>> BEGIN RECORDS FOR PROCESSING

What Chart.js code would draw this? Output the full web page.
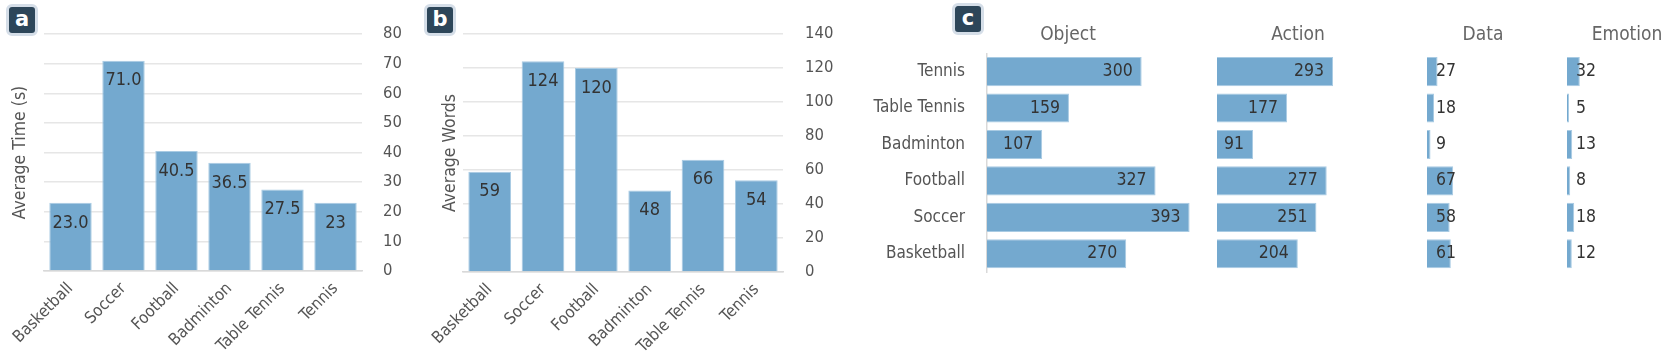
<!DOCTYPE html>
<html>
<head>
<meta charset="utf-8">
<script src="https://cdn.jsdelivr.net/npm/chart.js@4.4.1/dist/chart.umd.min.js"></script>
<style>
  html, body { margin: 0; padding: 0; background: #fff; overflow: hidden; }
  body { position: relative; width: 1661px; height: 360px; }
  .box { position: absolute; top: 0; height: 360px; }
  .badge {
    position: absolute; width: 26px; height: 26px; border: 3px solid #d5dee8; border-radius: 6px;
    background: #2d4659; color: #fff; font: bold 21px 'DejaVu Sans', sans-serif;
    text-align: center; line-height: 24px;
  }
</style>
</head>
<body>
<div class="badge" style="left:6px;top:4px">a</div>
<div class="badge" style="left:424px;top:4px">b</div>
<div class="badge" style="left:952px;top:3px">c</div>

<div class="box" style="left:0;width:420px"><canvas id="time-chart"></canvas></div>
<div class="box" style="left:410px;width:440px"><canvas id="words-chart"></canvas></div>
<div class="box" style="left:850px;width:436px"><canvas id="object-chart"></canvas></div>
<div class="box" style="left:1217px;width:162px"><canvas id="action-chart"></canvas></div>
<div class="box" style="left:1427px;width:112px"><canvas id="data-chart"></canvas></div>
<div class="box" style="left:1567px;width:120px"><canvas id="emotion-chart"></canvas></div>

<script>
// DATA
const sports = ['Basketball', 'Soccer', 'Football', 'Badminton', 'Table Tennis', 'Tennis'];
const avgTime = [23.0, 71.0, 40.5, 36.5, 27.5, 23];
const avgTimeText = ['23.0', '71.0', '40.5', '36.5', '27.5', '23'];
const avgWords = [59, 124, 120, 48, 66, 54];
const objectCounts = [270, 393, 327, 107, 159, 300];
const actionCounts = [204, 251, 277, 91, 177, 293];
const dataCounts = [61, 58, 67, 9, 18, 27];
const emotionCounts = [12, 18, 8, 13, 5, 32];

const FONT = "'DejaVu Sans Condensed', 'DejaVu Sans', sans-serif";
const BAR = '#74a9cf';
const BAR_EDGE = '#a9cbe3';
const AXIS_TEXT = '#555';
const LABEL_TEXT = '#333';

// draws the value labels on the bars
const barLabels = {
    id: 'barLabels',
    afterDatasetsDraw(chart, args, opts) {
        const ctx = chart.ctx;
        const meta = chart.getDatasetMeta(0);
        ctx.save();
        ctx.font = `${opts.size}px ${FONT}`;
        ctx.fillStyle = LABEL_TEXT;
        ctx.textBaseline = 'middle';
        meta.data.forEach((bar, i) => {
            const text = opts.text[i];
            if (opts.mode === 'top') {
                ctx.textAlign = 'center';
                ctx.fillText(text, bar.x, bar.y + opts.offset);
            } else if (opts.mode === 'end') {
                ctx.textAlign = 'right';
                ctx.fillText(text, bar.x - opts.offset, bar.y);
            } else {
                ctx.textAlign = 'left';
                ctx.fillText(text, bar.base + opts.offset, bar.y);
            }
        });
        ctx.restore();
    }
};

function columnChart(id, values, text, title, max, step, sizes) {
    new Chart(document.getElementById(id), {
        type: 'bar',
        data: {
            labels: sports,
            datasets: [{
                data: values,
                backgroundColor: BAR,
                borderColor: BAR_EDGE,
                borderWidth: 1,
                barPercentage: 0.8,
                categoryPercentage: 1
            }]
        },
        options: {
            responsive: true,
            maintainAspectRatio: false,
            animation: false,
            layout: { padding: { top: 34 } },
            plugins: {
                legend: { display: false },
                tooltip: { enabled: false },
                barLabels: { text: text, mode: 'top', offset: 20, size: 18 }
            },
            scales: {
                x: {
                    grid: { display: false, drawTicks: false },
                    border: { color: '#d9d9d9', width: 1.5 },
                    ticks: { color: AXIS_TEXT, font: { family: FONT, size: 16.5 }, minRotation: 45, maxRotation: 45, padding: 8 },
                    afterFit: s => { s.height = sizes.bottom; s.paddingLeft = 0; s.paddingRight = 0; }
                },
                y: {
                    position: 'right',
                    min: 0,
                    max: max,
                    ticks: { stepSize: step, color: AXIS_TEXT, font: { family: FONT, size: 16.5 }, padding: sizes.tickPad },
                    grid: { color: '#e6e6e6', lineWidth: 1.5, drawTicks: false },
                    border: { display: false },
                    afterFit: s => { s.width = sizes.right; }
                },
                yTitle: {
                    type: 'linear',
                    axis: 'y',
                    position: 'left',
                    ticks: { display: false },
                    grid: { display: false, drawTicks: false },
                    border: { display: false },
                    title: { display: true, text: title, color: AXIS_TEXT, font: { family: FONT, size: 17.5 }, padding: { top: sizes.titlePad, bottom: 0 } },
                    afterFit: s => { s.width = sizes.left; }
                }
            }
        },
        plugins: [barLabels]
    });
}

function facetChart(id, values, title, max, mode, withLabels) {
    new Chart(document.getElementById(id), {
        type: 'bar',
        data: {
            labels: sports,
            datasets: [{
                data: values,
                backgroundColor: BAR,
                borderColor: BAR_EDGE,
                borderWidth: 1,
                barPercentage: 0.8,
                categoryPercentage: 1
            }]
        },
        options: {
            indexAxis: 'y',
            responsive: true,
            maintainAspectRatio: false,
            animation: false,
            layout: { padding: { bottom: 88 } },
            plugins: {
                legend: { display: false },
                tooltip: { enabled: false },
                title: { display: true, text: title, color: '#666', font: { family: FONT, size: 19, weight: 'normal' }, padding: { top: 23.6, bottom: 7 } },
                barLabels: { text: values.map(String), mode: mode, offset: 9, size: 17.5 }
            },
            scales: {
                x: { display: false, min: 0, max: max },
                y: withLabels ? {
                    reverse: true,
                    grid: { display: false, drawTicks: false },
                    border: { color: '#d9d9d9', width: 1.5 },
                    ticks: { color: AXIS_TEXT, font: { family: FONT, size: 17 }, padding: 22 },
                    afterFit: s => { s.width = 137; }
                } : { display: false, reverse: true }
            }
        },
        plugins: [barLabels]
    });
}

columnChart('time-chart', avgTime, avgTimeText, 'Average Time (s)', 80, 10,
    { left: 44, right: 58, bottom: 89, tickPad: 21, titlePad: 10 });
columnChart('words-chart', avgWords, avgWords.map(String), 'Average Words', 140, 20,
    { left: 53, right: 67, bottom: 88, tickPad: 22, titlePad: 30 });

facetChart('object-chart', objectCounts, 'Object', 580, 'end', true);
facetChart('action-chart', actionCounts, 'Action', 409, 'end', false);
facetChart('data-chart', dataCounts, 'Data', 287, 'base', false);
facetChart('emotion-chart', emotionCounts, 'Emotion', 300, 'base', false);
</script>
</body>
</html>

>> END RECORDS FOR PROCESSING
>> BEGIN RECORDS FOR PROCESSING

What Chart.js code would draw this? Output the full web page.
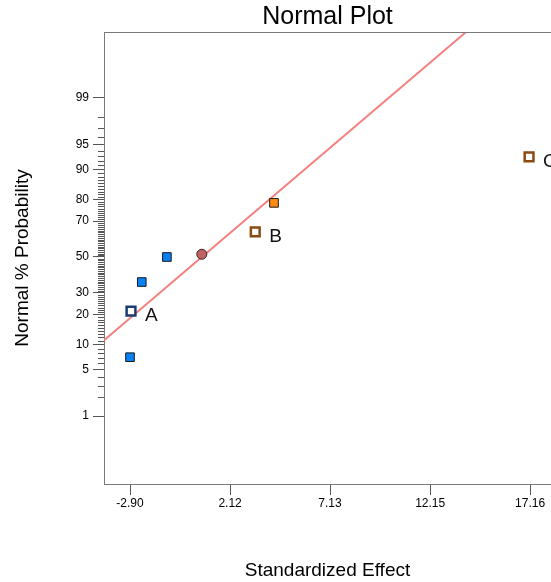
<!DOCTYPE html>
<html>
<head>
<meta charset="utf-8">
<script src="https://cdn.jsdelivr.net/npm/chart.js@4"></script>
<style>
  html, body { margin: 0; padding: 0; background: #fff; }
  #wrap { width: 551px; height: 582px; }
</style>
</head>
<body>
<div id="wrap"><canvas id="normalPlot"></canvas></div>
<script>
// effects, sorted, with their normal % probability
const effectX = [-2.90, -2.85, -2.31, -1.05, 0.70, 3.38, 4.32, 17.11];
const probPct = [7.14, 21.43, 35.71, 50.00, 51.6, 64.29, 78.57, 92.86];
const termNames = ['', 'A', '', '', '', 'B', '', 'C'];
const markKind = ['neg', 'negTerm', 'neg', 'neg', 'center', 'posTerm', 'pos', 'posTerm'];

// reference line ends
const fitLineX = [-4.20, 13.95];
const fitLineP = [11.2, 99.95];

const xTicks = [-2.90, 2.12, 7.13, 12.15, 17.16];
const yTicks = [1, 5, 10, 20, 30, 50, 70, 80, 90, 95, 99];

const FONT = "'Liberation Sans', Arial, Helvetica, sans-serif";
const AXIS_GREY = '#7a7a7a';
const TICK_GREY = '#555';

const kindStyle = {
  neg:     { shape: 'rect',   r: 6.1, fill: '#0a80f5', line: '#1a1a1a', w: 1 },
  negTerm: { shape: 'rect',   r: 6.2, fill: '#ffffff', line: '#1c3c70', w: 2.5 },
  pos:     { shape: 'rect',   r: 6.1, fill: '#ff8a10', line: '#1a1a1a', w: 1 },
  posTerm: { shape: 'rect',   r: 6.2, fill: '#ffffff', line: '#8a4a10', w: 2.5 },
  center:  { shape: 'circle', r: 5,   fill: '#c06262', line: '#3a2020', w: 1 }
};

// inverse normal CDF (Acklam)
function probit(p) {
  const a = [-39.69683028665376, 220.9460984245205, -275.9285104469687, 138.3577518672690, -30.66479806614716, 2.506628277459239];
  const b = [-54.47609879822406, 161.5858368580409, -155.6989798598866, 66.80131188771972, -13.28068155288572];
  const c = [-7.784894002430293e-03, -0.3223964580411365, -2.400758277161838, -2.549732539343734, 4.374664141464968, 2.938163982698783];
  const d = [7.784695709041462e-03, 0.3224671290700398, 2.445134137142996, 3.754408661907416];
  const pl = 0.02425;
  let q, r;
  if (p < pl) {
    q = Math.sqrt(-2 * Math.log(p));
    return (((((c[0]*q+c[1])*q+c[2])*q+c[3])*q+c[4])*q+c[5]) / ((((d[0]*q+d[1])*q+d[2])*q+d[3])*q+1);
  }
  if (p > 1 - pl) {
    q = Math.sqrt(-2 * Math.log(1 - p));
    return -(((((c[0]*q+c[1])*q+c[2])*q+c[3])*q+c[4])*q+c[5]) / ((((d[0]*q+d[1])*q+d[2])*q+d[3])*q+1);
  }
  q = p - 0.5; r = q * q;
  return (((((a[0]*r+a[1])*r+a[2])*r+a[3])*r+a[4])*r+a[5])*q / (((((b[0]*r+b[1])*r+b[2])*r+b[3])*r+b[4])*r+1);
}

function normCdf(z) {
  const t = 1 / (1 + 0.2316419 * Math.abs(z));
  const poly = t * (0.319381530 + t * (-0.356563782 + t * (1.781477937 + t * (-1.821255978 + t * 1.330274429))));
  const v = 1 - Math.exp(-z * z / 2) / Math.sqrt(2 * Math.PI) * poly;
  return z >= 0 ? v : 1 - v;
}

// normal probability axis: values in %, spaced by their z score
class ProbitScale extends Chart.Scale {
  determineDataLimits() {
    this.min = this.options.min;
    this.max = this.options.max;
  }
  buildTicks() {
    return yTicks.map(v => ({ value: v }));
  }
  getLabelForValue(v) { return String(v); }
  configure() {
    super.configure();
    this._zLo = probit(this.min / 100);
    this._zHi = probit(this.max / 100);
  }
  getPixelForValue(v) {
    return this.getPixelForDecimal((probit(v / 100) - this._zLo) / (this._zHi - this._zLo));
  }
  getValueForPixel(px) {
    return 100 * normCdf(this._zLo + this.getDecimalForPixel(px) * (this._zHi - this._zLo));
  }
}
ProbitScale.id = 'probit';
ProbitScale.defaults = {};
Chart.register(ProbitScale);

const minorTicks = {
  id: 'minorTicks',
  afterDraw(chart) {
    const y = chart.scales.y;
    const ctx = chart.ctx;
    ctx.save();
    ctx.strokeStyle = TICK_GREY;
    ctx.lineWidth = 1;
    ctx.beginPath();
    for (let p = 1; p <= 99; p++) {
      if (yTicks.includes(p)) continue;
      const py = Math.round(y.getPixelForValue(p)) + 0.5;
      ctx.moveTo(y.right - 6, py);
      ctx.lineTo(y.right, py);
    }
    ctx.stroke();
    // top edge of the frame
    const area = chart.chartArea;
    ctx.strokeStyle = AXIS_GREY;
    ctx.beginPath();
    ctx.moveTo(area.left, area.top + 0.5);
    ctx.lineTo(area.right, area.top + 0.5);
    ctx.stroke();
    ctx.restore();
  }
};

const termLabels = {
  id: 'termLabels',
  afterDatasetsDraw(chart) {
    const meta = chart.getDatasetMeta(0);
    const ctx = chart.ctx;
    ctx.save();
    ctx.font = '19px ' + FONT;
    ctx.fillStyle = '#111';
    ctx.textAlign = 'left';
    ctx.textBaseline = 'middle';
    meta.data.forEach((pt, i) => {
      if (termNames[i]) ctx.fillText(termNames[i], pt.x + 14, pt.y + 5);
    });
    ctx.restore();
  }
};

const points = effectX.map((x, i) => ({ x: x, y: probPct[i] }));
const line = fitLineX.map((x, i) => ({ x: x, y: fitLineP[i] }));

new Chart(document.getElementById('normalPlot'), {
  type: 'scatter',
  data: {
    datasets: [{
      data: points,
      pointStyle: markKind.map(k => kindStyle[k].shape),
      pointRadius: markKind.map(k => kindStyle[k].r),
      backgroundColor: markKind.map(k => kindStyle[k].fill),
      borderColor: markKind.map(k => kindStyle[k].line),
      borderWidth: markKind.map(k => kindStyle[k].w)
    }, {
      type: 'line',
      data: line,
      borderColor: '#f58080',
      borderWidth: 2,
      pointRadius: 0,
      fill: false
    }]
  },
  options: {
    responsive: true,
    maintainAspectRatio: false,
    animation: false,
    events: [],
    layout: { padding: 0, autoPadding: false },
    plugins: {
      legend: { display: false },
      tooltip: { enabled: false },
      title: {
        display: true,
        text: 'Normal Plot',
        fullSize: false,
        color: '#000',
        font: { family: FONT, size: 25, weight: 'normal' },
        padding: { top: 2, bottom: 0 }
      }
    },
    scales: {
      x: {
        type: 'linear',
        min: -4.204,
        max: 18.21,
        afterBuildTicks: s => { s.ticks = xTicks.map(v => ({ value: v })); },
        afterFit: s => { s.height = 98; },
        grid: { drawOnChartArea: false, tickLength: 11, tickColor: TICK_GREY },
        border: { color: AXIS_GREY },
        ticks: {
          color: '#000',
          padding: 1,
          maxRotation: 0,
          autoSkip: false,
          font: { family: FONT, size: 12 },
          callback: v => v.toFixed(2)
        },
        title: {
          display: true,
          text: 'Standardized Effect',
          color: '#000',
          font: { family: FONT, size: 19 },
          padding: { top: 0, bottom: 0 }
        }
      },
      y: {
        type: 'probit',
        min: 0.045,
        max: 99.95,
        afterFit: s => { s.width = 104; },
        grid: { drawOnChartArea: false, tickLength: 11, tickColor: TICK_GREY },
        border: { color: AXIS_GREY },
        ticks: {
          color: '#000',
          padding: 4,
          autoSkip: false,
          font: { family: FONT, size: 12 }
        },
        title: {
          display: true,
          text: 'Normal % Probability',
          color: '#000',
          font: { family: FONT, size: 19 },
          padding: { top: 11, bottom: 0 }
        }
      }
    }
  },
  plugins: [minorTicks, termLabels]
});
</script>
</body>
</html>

>> END RECORDS FOR PROCESSING

Copy, from the material, each line that holds the string "this".

[FULL ANSWER]:
What Chart.js code would draw this? Output the full web page.
What Chart.js code would draw this? Output the full web page.
    this.min = this.options.min;
    this.max = this.options.max;
    this._zLo = probit(this.min / 100);
    this._zHi = probit(this.max / 100);
    return this.getPixelForDecimal((probit(v / 100) - this._zLo) / (this._zHi - this._zLo));
    return 100 * normCdf(this._zLo + this.getDecimalForPixel(px) * (this._zHi - this._zLo));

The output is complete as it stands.